Well written.

Pavel Kankovsky wrote:

> Hmm...RSET needs one roundtrip (C: RSET, S: OK). A new SMTP connection
> needs 3 roundtrips: 1. C:TCP(SYN), S:TCP(SYN+ACK), 2. C:TCP(ACK), S:server
> hello, 3. C:HELO, S:OK. Moreover a typical TCP implementation will open
> every new connection with most parameters (such as rtt, window, mtu) set
> to some default values and it takes a while to adjust them.
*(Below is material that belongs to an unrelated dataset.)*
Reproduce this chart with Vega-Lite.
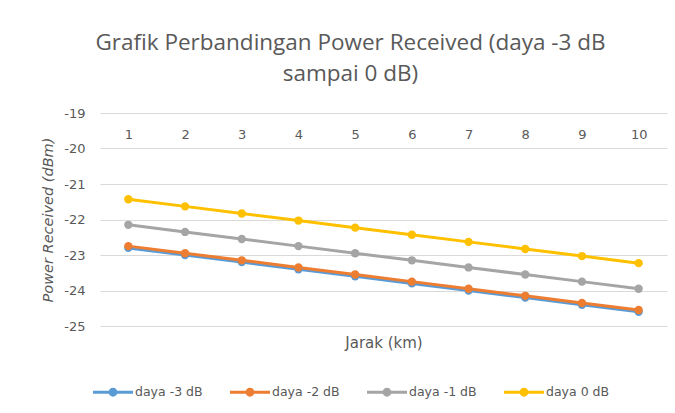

Your claim
> (less roundtrips, better performance) is at least misleading...what is
> meant by "roundtrips" in that context anyway?

And I'm very glad you brought up "round trips" because I'm getting the feeling
that not very many people are considering how TCP works in an IP context vs.
how SMTP works over TCP.  That is to say, you gain quite a bit initially by
opening parallel TCP connections, but opening them in sequence (closing one,
opening a new one) is inherently expensive.  Cutting down the number of
open+closes is a 'good thing'.

> The real reasons why qmail-style multiple connections are very likely to
> outperform sendmail-or-whatever-style single connections are:

Comments given once ... read them in the list archives ... cut for brevity.

> This is similar to the
> "communistic" behaviour of the traditional unix CPU scheduler: the more
> processes you run, the more CPU time you get...at the other user's
> expense. Today, it pays off to be aggressive (OTOH, I am not sure it
> will pay off tomorrow in the more QoS-aware Internet).

QoS is something I spend quite a bit of time working with, especially with VPN
links I'm running and trying to make the most of clients' access bandwidth when
running multiple 56k analog modems (2 or 3 aggregate).